Some Emanuel supporters have contended that opposition to the deal is being stoked by competing billboard operators. And the administration has pushed back hard at criticism from some aldermen who compared the deal with the notorious agreement Daley reached in 2008 with a private firm to lease the city's parking meters, which was rushed through City Council with little time for examination.
Emanuel officials say the billboard deal was more transparent in part because it came out of the city's 2011 open invitation to about 6,000 city vendors to pitch any ideas they had for marketing on city property.
Interstate-JCDecaux was one of five companies that came up with a digital billboard plan in response to that request, and their proposal was selected as the best one, Emanuel spokeswoman Kathleen Strand has said. But that invitation bypassed the city's competitive bidding process.
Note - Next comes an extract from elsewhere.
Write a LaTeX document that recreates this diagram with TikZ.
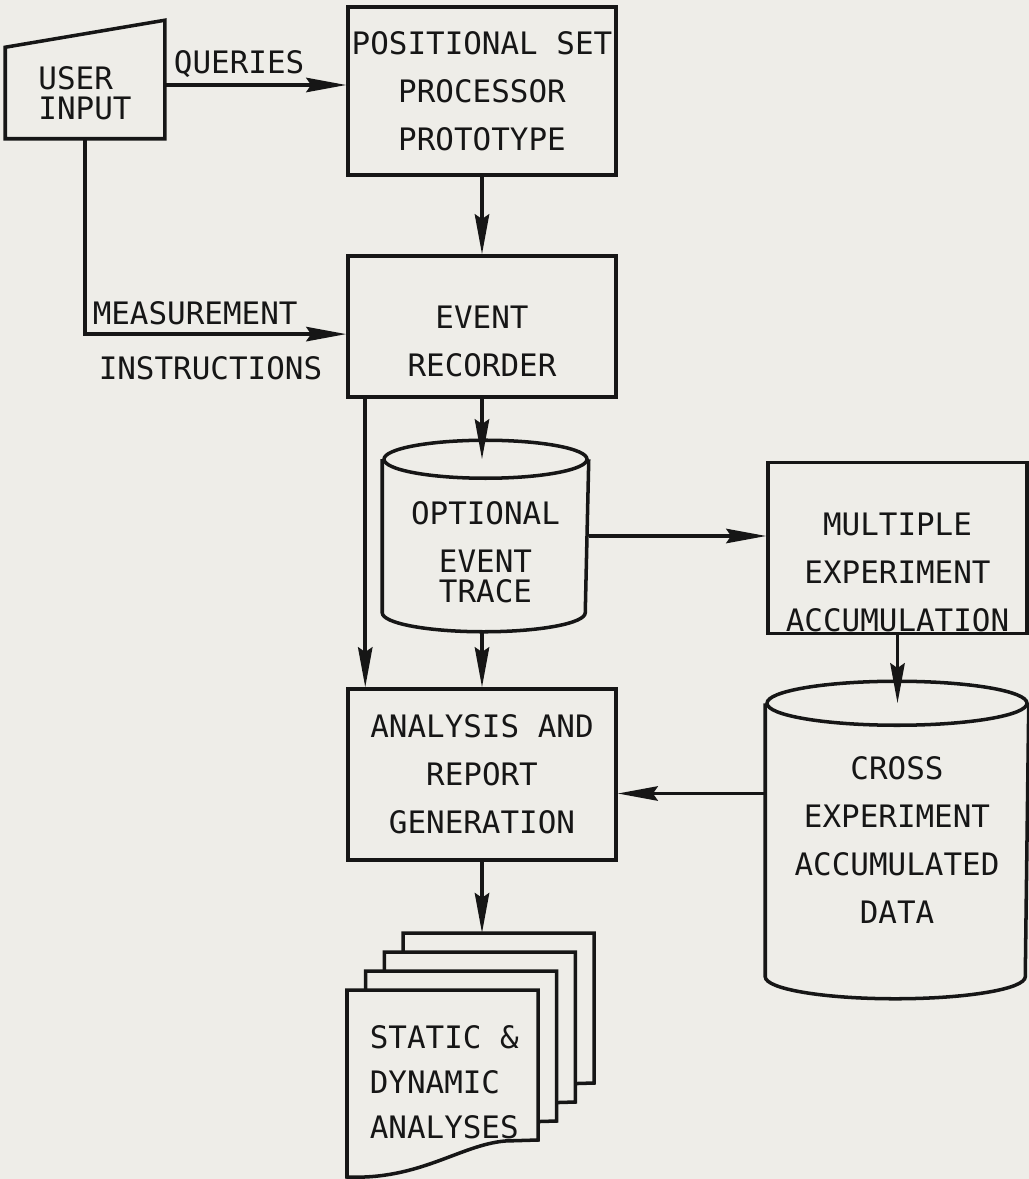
\documentclass[tikz,border=0pt]{standalone}
\usepackage{fontspec}
\newfontfamily\plotfont{DejaVu Sans Mono}
\usetikzlibrary{arrows.meta, calc, backgrounds}
\definecolor{paper}{RGB}{238,237,232}
\definecolor{ink}{RGB}{22,22,22}
\tikzset{every picture/.append style={line width=2.5pt}}
\tikzset{sheet/.pic={
    \draw[draw=ink, line width=2.5pt, fill=paper] (0,0) -- (4.775,0) -- (4.775,-3.75) -- (3.95,-3.775)
        .. controls (2.825,-3.875) and (1.825,-4.75) .. (0,-4.675) -- cycle;
}}
% outline of a drum store round a text node
\newcommand{\drumline}[3]{%
    \draw (#1.north west) -- (#1.south west)
        arc[start angle=180, end angle=360, x radius=#2, y radius=#3] -- (#1.north east);
    \draw (#1.north) ellipse[x radius=#2, y radius=#3];
}

\begin{document}
\begin{tikzpicture}[color=ink,
    font=\plotfont\fontsize{22}{34}\selectfont,
    box/.style={draw, align=center, inner sep=1pt},
    drum/.style={align=center, inner sep=1pt},
    lbl/.style={inner sep=0pt},
    flow/.style={-{Stealth[length=10mm, width=3.6mm, inset=1.2mm]}}]

    % Page
    \begin{scope}[on background layer]
        \fill[paper] (0,0) rectangle (25.725,-29.475);
    \end{scope}
    \useasboundingbox (0,0) rectangle (25.725,-29.475);

    % Input
    \node[align=left, inner sep=1pt, minimum width=3.9cm, minimum height=2.2cm,
          font=\plotfont\fontsize{22}{21}\selectfont] (user) at (2.125,-2.325) {USER\\INPUT};
    \draw (user.south west) -- (user.north west) -- ([yshift=0.675cm]user.north east)
        -- (user.south east) -- cycle;

    % Main column
    \node[box, minimum width=6.7cm, minimum height=4.2cm] (proc) at (12.05,-2.275)
        {POSITIONAL SET\\PROCESSOR\\PROTOTYPE};
    \node[box, minimum width=6.7cm, minimum height=3.525cm] (rec) at (12.05,-8.1625)
        {\rule{0pt}{37pt}EVENT\\RECORDER};
    \node[drum, minimum width=5.075cm, minimum height=3.75cm,
          font=\plotfont\fontsize{22}{21}\selectfont] (trace) at (12.1375,-13.4)
        {\rule{0pt}{39pt}OPTIONAL\\[0.475cm]EVENT\\TRACE};
    \drumline{trace}{2.5375cm}{0.475cm}
    \node[box, minimum width=6.7cm, minimum height=4.275cm] (anal) at (12.05,-19.3625)
        {ANALYSIS AND\\REPORT\\GENERATION};

    % Right column
    \node[box, minimum width=6.475cm, minimum height=4.25cm] (multi) at (22.4375,-13.7)
        {\rule{0pt}{51pt}MULTIPLE\\EXPERIMENT\\ACCUMULATION};
    \node[drum, minimum width=6.5cm, minimum height=6.75cm] (cross) at (22.425,-21.0)
        {CROSS\\EXPERIMENT\\ACCUMULATED\\DATA};
    \drumline{cross}{3.25cm}{0.55cm}

    % Output stack
    \node[align=left, inner sep=1pt, minimum width=4.775cm, minimum height=4.5cm,
          anchor=north west, font=\plotfont\fontsize{22}{32}\selectfont] (docs) at (8.675,-24.75)
        {STATIC \&\\DYNAMIC\\ANALYSES};
    \begin{scope}[on background layer]
        \foreach \k in {3,2,1,0}
            \pic at ($(docs.north west)+(\k*0.4675,\k*0.475)$) {sheet};
    \end{scope}
    \coordinate (stacktop) at ($(docs.north)+(0,1.425)$);

    % Flows
    \draw[flow] ($(user.east)+(0,0.2)$) -- ($(user.east -| proc.west)+(0,0.2)$)
        node[lbl, pos=0.41, above=0.15cm] (qry) {QUERIES};
    \draw[flow] (proc.south) -- (rec.north);
    \draw[flow] (user.south) |- ($(rec.west)+(0,-0.19)$) coordinate[pos=0.5] (mbend);
    \node[lbl, anchor=south west] (meas) at ($(mbend)+(0.15,0.18)$) {MEASUREMENT};
    \node[lbl, anchor=north west] (instr) at ($(mbend)+(0.3,-0.52)$) {INSTRUCTIONS};
    \draw[flow] (rec.south) -- (rec.south |- trace.north);
    \coordinate (tap) at ([xshift=0.475cm]rec.south west);
    \draw[flow] (tap) -- (tap |- anal.north);
    \draw[flow] ($(anal.north |- trace.south)+(0,-0.475)$) -- (anal.north);
    \draw[flow] (trace.east) -- (trace.east -| multi.west);
    \draw[flow] (multi.south) -- (multi.south |- cross.north);
    \draw[flow] ($(cross.west |- anal.east)+(0,-0.475)$) -- ($(anal.east)+(0,-0.475)$);
    \draw[flow] (anal.south) -- (anal.south |- stacktop);
\end{tikzpicture}
\end{document}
The administration rejected the Tribune's public records request for communications between the potential vendors and the city.
The newspaper has previously reported that executives with Interstate donated $10,000 to Emanuel's campaign for mayor, half coming from CEO Drew Katz, a frequent donor to Democrats, according to state and federal records.
Interstate's Chicago lobbyist is Neal & Leroy, the firm headed by Langdon Neal, who is chairman of the Chicago Board of Election Commissioners. Neal was an attorney representing JCDecaux when it won a much-criticized contract from the Daley administration in 2001 to put up bus shelters around the city.
Tribune reporter John Byrne contributed.